Given problem: Would you write out the listing verbatim and skip every picture in it?

Provided material:

+ + +

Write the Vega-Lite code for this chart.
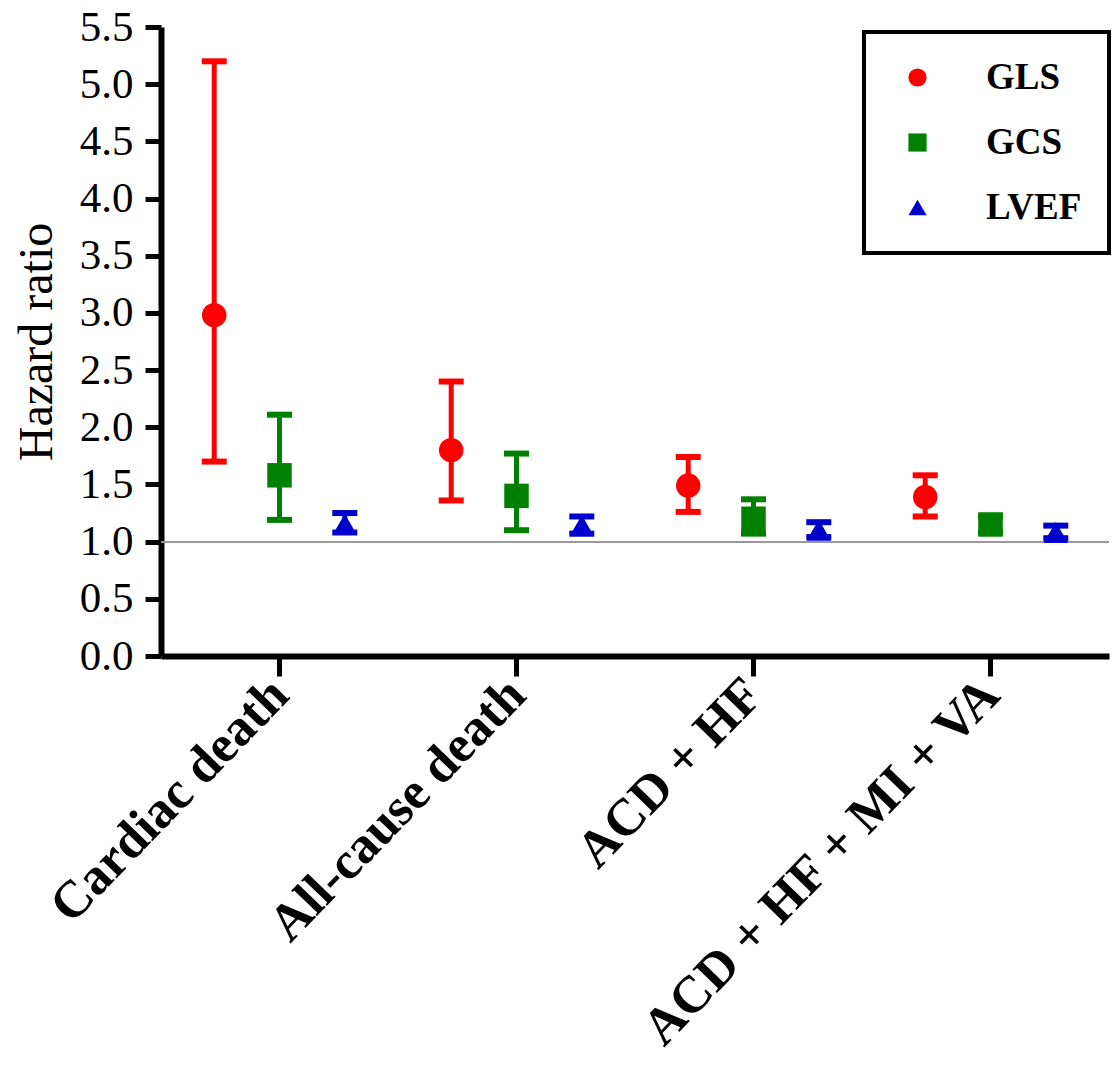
{
  "$schema": "https://vega.github.io/schema/vega-lite/v6.json",
  "autosize": {"type": "none"},
  "padding": {"left": 161, "top": 27, "right": 11, "bottom": 416},
  "width": 948,
  "height": 629,
  "background": "white",
  "config": {
    "view": {"stroke": null},
    "font": "Liberation Serif",
    "legend": {
      "title": null,
      "orient": "none",
      "legendX": 703,
      "legendY": 5,
      "strokeColor": "black",
      "fillColor": "white",
      "padding": 27,
      "rowPadding": 27,
      "symbolOffset": 8,
      "symbolSize": 330,
      "symbolStrokeWidth": 0,
      "labelOffset": 50,
      "labelFont": "Liberation Serif",
      "labelFontWeight": "bold",
      "labelFontSize": 37,
      "labelColor": "black"
    }
  },
  "data": {
    "values": [
      {"outcome": "Cardiac death", "index": "GLS", "hr": 2.98, "lo": 1.70, "hi": 5.20},
      {"outcome": "Cardiac death", "index": "GCS", "hr": 1.58, "lo": 1.19, "hi": 2.11},
      {"outcome": "Cardiac death", "index": "LVEF", "hr": 1.15, "lo": 1.08, "hi": 1.25},
      {"outcome": "All-cause death", "index": "GLS", "hr": 1.80, "lo": 1.36, "hi": 2.40},
      {"outcome": "All-cause death", "index": "GCS", "hr": 1.40, "lo": 1.10, "hi": 1.77},
      {"outcome": "All-cause death", "index": "LVEF", "hr": 1.14, "lo": 1.07, "hi": 1.22},
      {"outcome": "ACD + HF", "index": "GLS", "hr": 1.49, "lo": 1.26, "hi": 1.74},
      {"outcome": "ACD + HF", "index": "GCS", "hr": 1.20, "lo": 1.07, "hi": 1.37},
      {"outcome": "ACD + HF", "index": "LVEF", "hr": 1.10, "lo": 1.04, "hi": 1.17},
      {"outcome": "ACD + HF + MI + VA", "index": "GLS", "hr": 1.39, "lo": 1.22, "hi": 1.58},
      {"outcome": "ACD + HF + MI + VA", "index": "GCS", "hr": 1.15, "lo": 1.08, "hi": 1.22},
      {"outcome": "ACD + HF + MI + VA", "index": "LVEF", "hr": 1.08, "lo": 1.03, "hi": 1.14}
    ]
  },
  "encoding": {
    "x": {
      "field": "outcome", "type": "nominal",
      "sort": ["Cardiac death", "All-cause death", "ACD + HF", "ACD + HF + MI + VA"],
      "scale": {"paddingInner": 0, "paddingOuter": 0},
      "axis": {
        "title": null,
        "labelAngle": -46,
        "labelAlign": "right",
        "labelBaseline": "middle",
        "labelFont": "Liberation Serif",
        "labelFontWeight": "bold",
        "labelFontSize": 52,
        "labelColor": "black",
        "labelPadding": 10,
        "labelLimit": 1000,
        "domainColor": "black",
        "domainWidth": 6,
        "tickColor": "black",
        "tickWidth": 5,
        "tickSize": 20
      }
    },
    "xOffset": {
      "field": "index", "type": "nominal",
      "sort": ["GLS", "GCS", "LVEF"],
      "scale": {"paddingInner": 0, "paddingOuter": 0.315}
    },
    "color": {
      "field": "index", "type": "nominal",
      "sort": ["GLS", "GCS", "LVEF"],
      "scale": {"domain": ["GLS", "GCS", "LVEF"], "range": ["#ff0000", "#008000", "#0000cc"]},
      "legend": {"encode": {"legend": {"update": {"strokeWidth": {"value": 4}}}}}
    }
  },
  "layer": [
    {
      "mark": {"type": "rule", "color": "#999999", "strokeWidth": 1.2},
      "encoding": {
        "y": {"datum": 1, "type": "quantitative"},
        "x": null, "xOffset": null, "color": null
      }
    },
    {
      "mark": {"type": "rule", "strokeWidth": 5},
      "encoding": {
        "y": {"field": "lo", "type": "quantitative"},
        "y2": {"field": "hi"}
      }
    },
    {
      "mark": {"type": "tick", "thickness": 6, "size": 25, "orient": "horizontal", "opacity": 1},
      "encoding": {"y": {"field": "lo", "type": "quantitative"}}
    },
    {
      "mark": {"type": "tick", "thickness": 6, "size": 25, "orient": "horizontal", "opacity": 1},
      "encoding": {"y": {"field": "hi", "type": "quantitative"}}
    },
    {
      "mark": {"type": "point", "filled": true, "opacity": 1, "size": 600},
      "encoding": {
        "y": {
          "field": "hr", "type": "quantitative",
          "scale": {"domain": [0, 5.5], "nice": false, "zero": true},
          "axis": {
            "title": "Hazard ratio",
            "titleFont": "Liberation Serif",
            "titleFontWeight": "normal",
            "titleFontSize": 48,
            "titleColor": "black",
            "titlePadding": 18,
            "values": [0, 0.5, 1, 1.5, 2, 2.5, 3, 3.5, 4, 4.5, 5, 5.5],
            "format": ".1f",
            "labelFont": "Liberation Serif",
            "labelFontSize": 43,
            "labelColor": "black",
            "labelPadding": 12,
            "labelFlush": false,
            "labelOverlap": false,
            "domainColor": "black",
            "domainWidth": 6,
            "tickColor": "black",
            "tickWidth": 5,
            "tickSize": 16,
            "grid": false
          }
        },
        "shape": {
          "field": "index", "type": "nominal",
          "scale": {"domain": ["GLS", "GCS", "LVEF"], "range": ["circle", "square", "triangle-up"]},
          "legend": {"encode": {"legend": {"update": {"strokeWidth": {"value": 4}}}}}
        }
      }
    }
  ]
}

+ + +

Final answer:
Write the Vega-Lite code for this chart.
{
  "$schema": "https://vega.github.io/schema/vega-lite/v6.json",
  "autosize": {"type": "none"},
  "padding": {"left": 161, "top": 27, "right": 11, "bottom": 416},
  "width": 948,
  "height": 629,
  "background": "white",
  "config": {
    "view": {"stroke": null},
    "font": "Liberation Serif",
    "legend": {
      "title": null,
      "orient": "none",
      "legendX": 703,
      "legendY": 5,
      "strokeColor": "black",
      "fillColor": "white",
      "padding": 27,
      "rowPadding": 27,
      "symbolOffset": 8,
      "symbolSize": 330,
      "symbolStrokeWidth": 0,
      "labelOffset": 50,
      "labelFont": "Liberation Serif",
      "labelFontWeight": "bold",
      "labelFontSize": 37,
      "labelColor": "black"
    }
  },
  "data": {
    "values": [
      {"outcome": "Cardiac death", "index": "GLS", "hr": 2.98, "lo": 1.70, "hi": 5.20},
      {"outcome": "Cardiac death", "index": "GCS", "hr": 1.58, "lo": 1.19, "hi": 2.11},
      {"outcome": "Cardiac death", "index": "LVEF", "hr": 1.15, "lo": 1.08, "hi": 1.25},
      {"outcome": "All-cause death", "index": "GLS", "hr": 1.80, "lo": 1.36, "hi": 2.40},
      {"outcome": "All-cause death", "index": "GCS", "hr": 1.40, "lo": 1.10, "hi": 1.77},
      {"outcome": "All-cause death", "index": "LVEF", "hr": 1.14, "lo": 1.07, "hi": 1.22},
      {"outcome": "ACD + HF", "index": "GLS", "hr": 1.49, "lo": 1.26, "hi": 1.74},
      {"outcome": "ACD + HF", "index": "GCS", "hr": 1.20, "lo": 1.07, "hi": 1.37},
      {"outcome": "ACD + HF", "index": "LVEF", "hr": 1.10, "lo": 1.04, "hi": 1.17},
      {"outcome": "ACD + HF + MI + VA", "index": "GLS", "hr": 1.39, "lo": 1.22, "hi": 1.58},
      {"outcome": "ACD + HF + MI + VA", "index": "GCS", "hr": 1.15, "lo": 1.08, "hi": 1.22},
      {"outcome": "ACD + HF + MI + VA", "index": "LVEF", "hr": 1.08, "lo": 1.03, "hi": 1.14}
    ]
  },
  "encoding": {
    "x": {
      "field": "outcome", "type": "nominal",
      "sort": ["Cardiac death", "All-cause death", "ACD + HF", "ACD + HF + MI + VA"],
      "scale": {"paddingInner": 0, "paddingOuter": 0},
      "axis": {
        "title": null,
        "labelAngle": -46,
        "labelAlign": "right",
        "labelBaseline": "middle",
        "labelFont": "Liberation Serif",
        "labelFontWeight": "bold",
        "labelFontSize": 52,
        "labelColor": "black",
        "labelPadding": 10,
        "labelLimit": 1000,
        "domainColor": "black",
        "domainWidth": 6,
        "tickColor": "black",
        "tickWidth": 5,
        "tickSize": 20
      }
    },
    "xOffset": {
      "field": "index", "type": "nominal",
      "sort": ["GLS", "GCS", "LVEF"],
      "scale": {"paddingInner": 0, "paddingOuter": 0.315}
    },
    "color": {
      "field": "index", "type": "nominal",
      "sort": ["GLS", "GCS", "LVEF"],
      "scale": {"domain": ["GLS", "GCS", "LVEF"], "range": ["#ff0000", "#008000", "#0000cc"]},
      "legend": {"encode": {"legend": {"update": {"strokeWidth": {"value": 4}}}}}
    }
  },
  "layer": [
    {
      "mark": {"type": "rule", "color": "#999999", "strokeWidth": 1.2},
      "encoding": {
        "y": {"datum": 1, "type": "quantitative"},
        "x": null, "xOffset": null, "color": null
      }
    },
    {
      "mark": {"type": "rule", "strokeWidth": 5},
      "encoding": {
        "y": {"field": "lo", "type": "quantitative"},
        "y2": {"field": "hi"}
      }
    },
    {
      "mark": {"type": "tick", "thickness": 6, "size": 25, "orient": "horizontal", "opacity": 1},
      "encoding": {"y": {"field": "lo", "type": "quantitative"}}
    },
    {
      "mark": {"type": "tick", "thickness": 6, "size": 25, "orient": "horizontal", "opacity": 1},
      "encoding": {"y": {"field": "hi", "type": "quantitative"}}
    },
    {
      "mark": {"type": "point", "filled": true, "opacity": 1, "size": 600},
      "encoding": {
        "y": {
          "field": "hr", "type": "quantitative",
          "scale": {"domain": [0, 5.5], "nice": false, "zero": true},
          "axis": {
            "title": "Hazard ratio",
            "titleFont": "Liberation Serif",
            "titleFontWeight": "normal",
            "titleFontSize": 48,
            "titleColor": "black",
            "titlePadding": 18,
            "values": [0, 0.5, 1, 1.5, 2, 2.5, 3, 3.5, 4, 4.5, 5, 5.5],
            "format": ".1f",
            "labelFont": "Liberation Serif",
            "labelFontSize": 43,
            "labelColor": "black",
            "labelPadding": 12,
            "labelFlush": false,
            "labelOverlap": false,
            "domainColor": "black",
            "domainWidth": 6,
            "tickColor": "black",
            "tickWidth": 5,
            "tickSize": 16,
            "grid": false
          }
        },
        "shape": {
          "field": "index", "type": "nominal",
          "scale": {"domain": ["GLS", "GCS", "LVEF"], "range": ["circle", "square", "triangle-up"]},
          "legend": {"encode": {"legend": {"update": {"strokeWidth": {"value": 4}}}}}
        }
      }
    }
  ]
}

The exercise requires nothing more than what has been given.